Technical Abstract: In many cultured fish species, such as salmonids, gonadal development occurs at the expense of stored energy and nutrients, including lipids. However, mechanisms regulating nutrient repartitioning during sexual maturation are not well understood. This study investigated effects of ration level and sexual maturation on expression of 35 genes involved in fatty acid metabolism, including genes within fatty acid synthesis, beta-oxidation, and cofactors of the mTOR and PPAR signaling pathways. Gene expression profiles were assessed in liver, white muscle, and visceral adipose tissue of sexually maturing, diploid (2N) female rainbow trout fed at 0.25 and 0.50% of tank biomass/day and to apparent satiation. Additionally, sterile triploid (3N) female trout were fed at 0.50% of tank biomass/day for comparison to 2N females fed at the same ration level. Gene expression was affected by ration level only in white muscle; erk and acat2 were increased in fish fed higher rations. On the other hand, sexual maturation affected gene expression across all three tissue types. Data indicate 2N fish have increased expression of beta-oxidation genes within white muscle and within visceral adipose tissue. These findings support enhanced fatty acid mobilization within these tissues during sexual maturation.
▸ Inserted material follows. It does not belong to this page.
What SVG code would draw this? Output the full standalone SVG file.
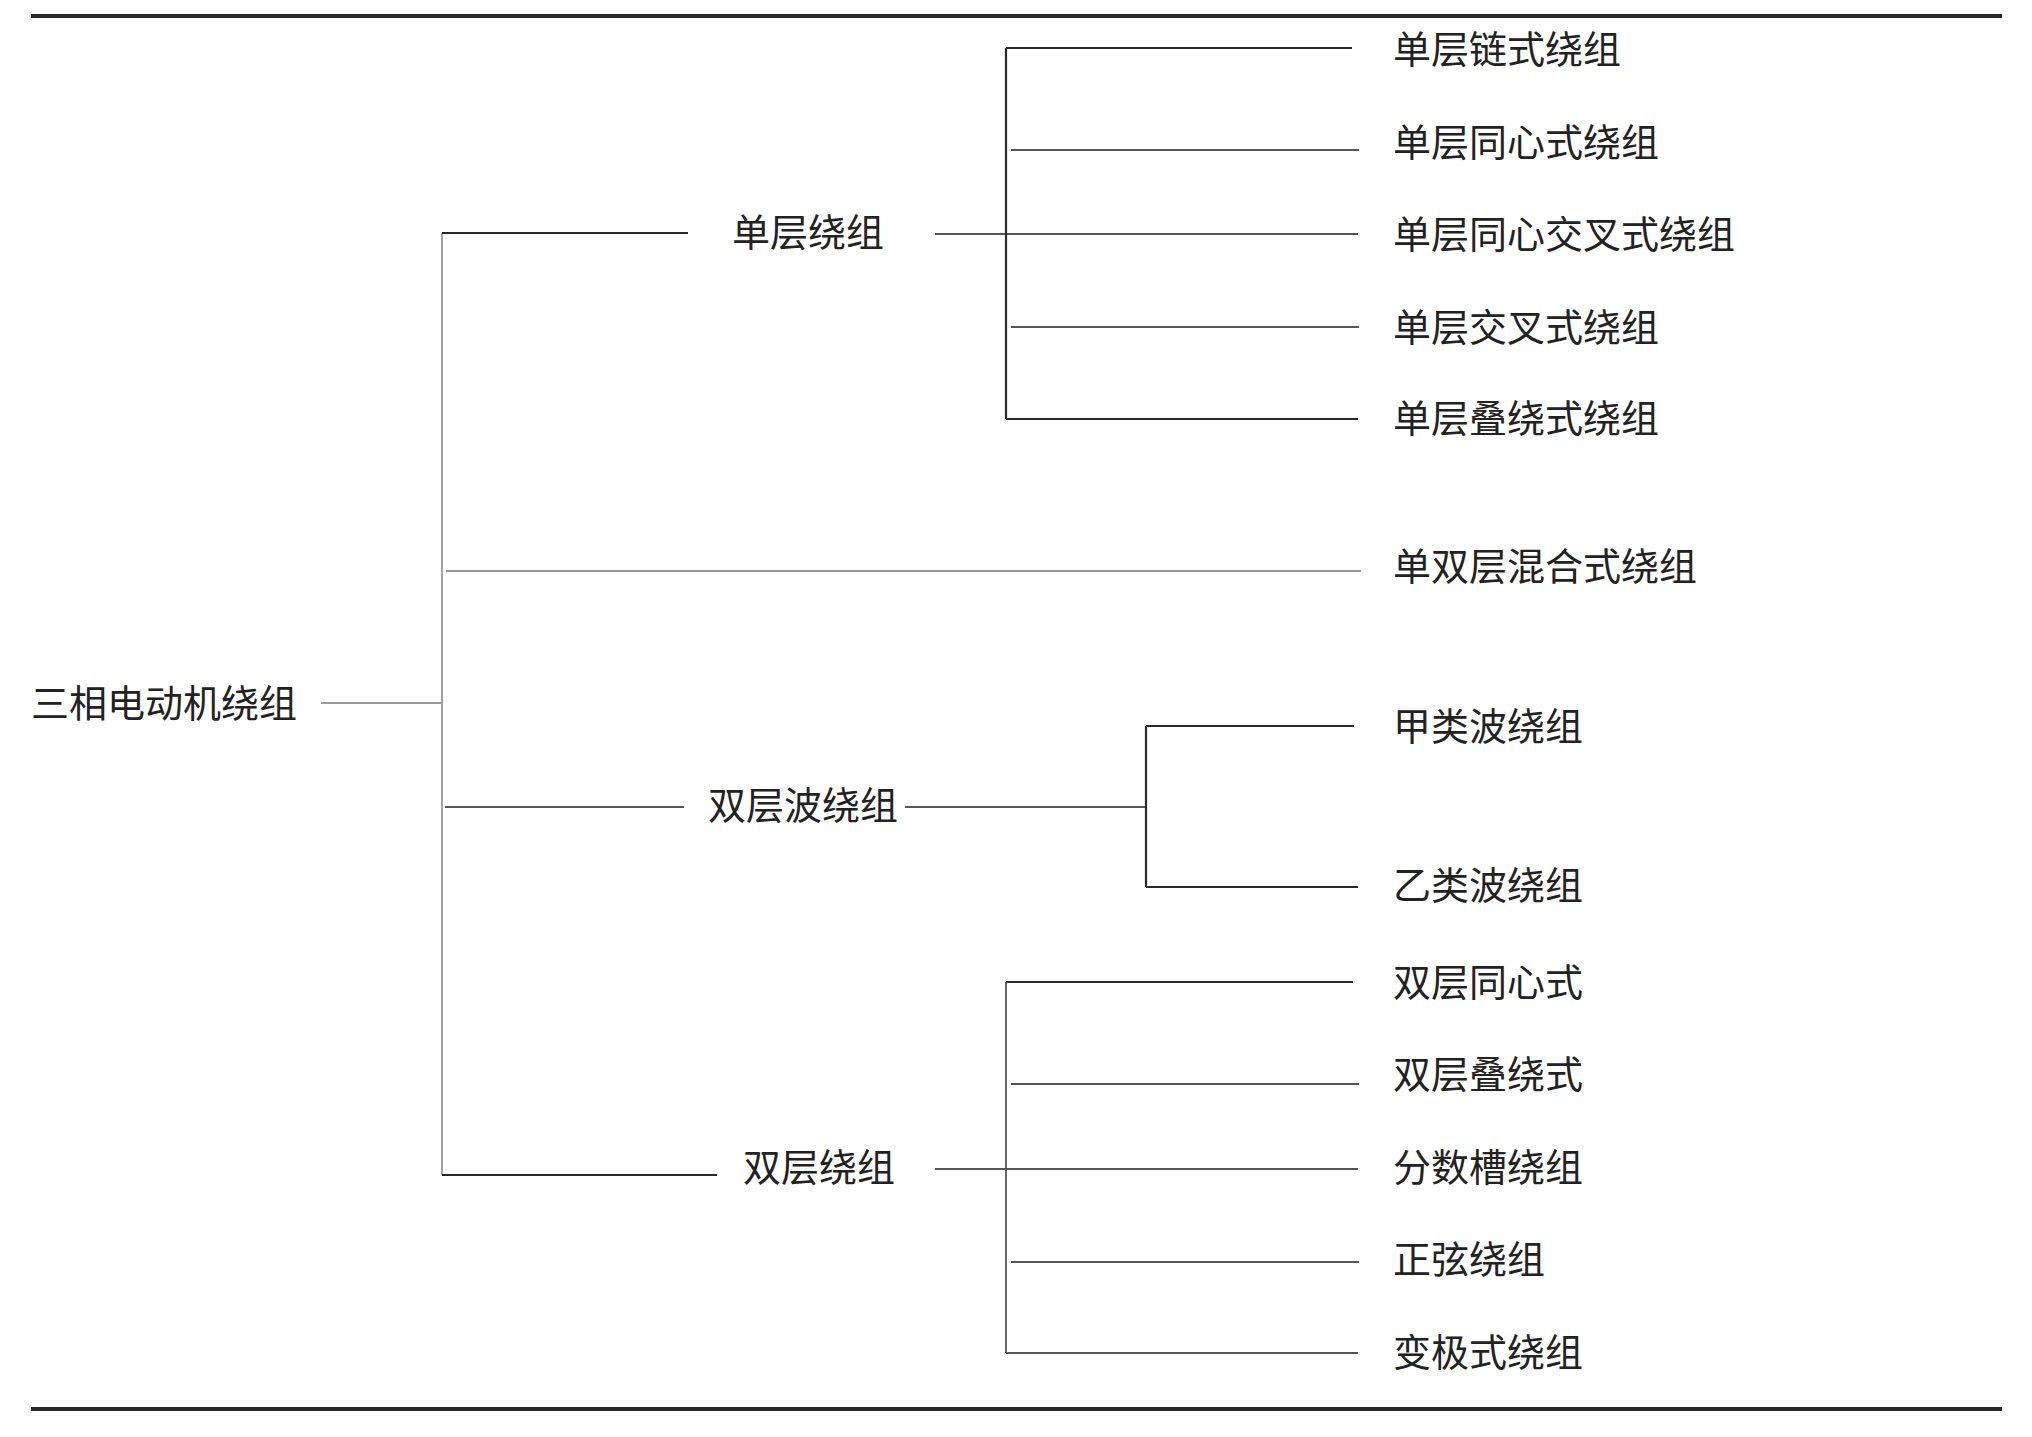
<svg xmlns="http://www.w3.org/2000/svg" width="2032" height="1437" viewBox="0 0 2032 1437">
<style>
text{font-family:"Noto Sans CJK SC","Noto Sans CJK JP",sans-serif;font-size:38px;fill:#222;}
.d{stroke:#2a2a2a;stroke-width:2.2;fill:none;}
.m{stroke:#555;stroke-width:1.8;fill:none;}
.g{stroke:#999;stroke-width:1.8;fill:none;}
.rule{stroke:#2a2a2a;stroke-width:4;}
</style>
<rect width="2032" height="1437" fill="#fff"/>
<line class="rule" x1="31" y1="16" x2="2002" y2="16"/>
<line class="rule" x1="31" y1="1409" x2="2002" y2="1409"/>
<g id="connectors">
<line class="g" x1="321" y1="703" x2="442" y2="703"/>
<line class="g" x1="442" y1="233" x2="442" y2="1175"/>
<line class="d" x1="442" y1="233" x2="688" y2="233"/>
<line class="m" x1="935" y1="234" x2="1358" y2="234"/>
<line class="d" x1="1006" y1="48" x2="1006" y2="419"/>
<line class="d" x1="1006" y1="48" x2="1352" y2="48"/>
<line class="m" x1="1011" y1="150" x2="1359" y2="150"/>
<line class="m" x1="1011" y1="327" x2="1359" y2="327"/>
<line class="d" x1="1006" y1="419" x2="1358" y2="419"/>
<line class="g" x1="446" y1="571" x2="1361" y2="571"/>
<line class="m" x1="445" y1="807" x2="684" y2="807"/>
<line class="m" x1="905" y1="807" x2="1146" y2="807"/>
<line class="d" x1="1146" y1="726" x2="1146" y2="887"/>
<line class="d" x1="1146" y1="726" x2="1354" y2="726"/>
<line class="d" x1="1146" y1="887" x2="1358" y2="887"/>
<line class="d" x1="442" y1="1175" x2="717" y2="1175"/>
<line class="m" x1="935" y1="1169" x2="1358" y2="1169"/>
<line class="m" x1="1006" y1="982" x2="1006" y2="1353"/>
<line class="d" x1="1006" y1="982" x2="1353" y2="982"/>
<line class="m" x1="1011" y1="1084" x2="1359" y2="1084"/>
<line class="m" x1="1011" y1="1262" x2="1359" y2="1262"/>
<line class="m" x1="1006" y1="1353" x2="1358" y2="1353"/>
</g>
<g id="root"><text x="31" y="717">三相电动机绕组</text></g>
<g id="n1"><text x="732" y="246">单层绕组</text></g>
<g id="n1a"><text x="1393" y="63">单层链式绕组</text></g>
<g id="n1b"><text x="1393" y="156">单层同心式绕组</text></g>
<g id="n1c"><text x="1393" y="248">单层同心交叉式绕组</text></g>
<g id="n1d"><text x="1393" y="341">单层交叉式绕组</text></g>
<g id="n1e"><text x="1393" y="432">单层叠绕式绕组</text></g>
<g id="n2"><text x="1393" y="580">单双层混合式绕组</text></g>
<g id="n3"><text x="708" y="819">双层波绕组</text></g>
<g id="n3a"><text x="1393" y="740">甲类波绕组</text></g>
<g id="n3b"><text x="1393" y="899">乙类波绕组</text></g>
<g id="n4"><text x="743" y="1181">双层绕组</text></g>
<g id="n4a"><text x="1393" y="996">双层同心式</text></g>
<g id="n4b"><text x="1393" y="1088">双层叠绕式</text></g>
<g id="n4c"><text x="1393" y="1181">分数槽绕组</text></g>
<g id="n4d"><text x="1393" y="1273">正弦绕组</text></g>
<g id="n4e"><text x="1393" y="1366">变极式绕组</text></g>
</svg>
Increased expression of fatty acid synthesis genes in 3N female liver is associated with increased expression of mTOR cofactors and ppar-gama, which reflects continued deposition of lipids in these fish. Furthermore, increased expression of genes involved in beta-oxidation pathways across ration levels in 2N females suggests that maturation-associated hormonal signals, such as estrogen, may regulate these effects.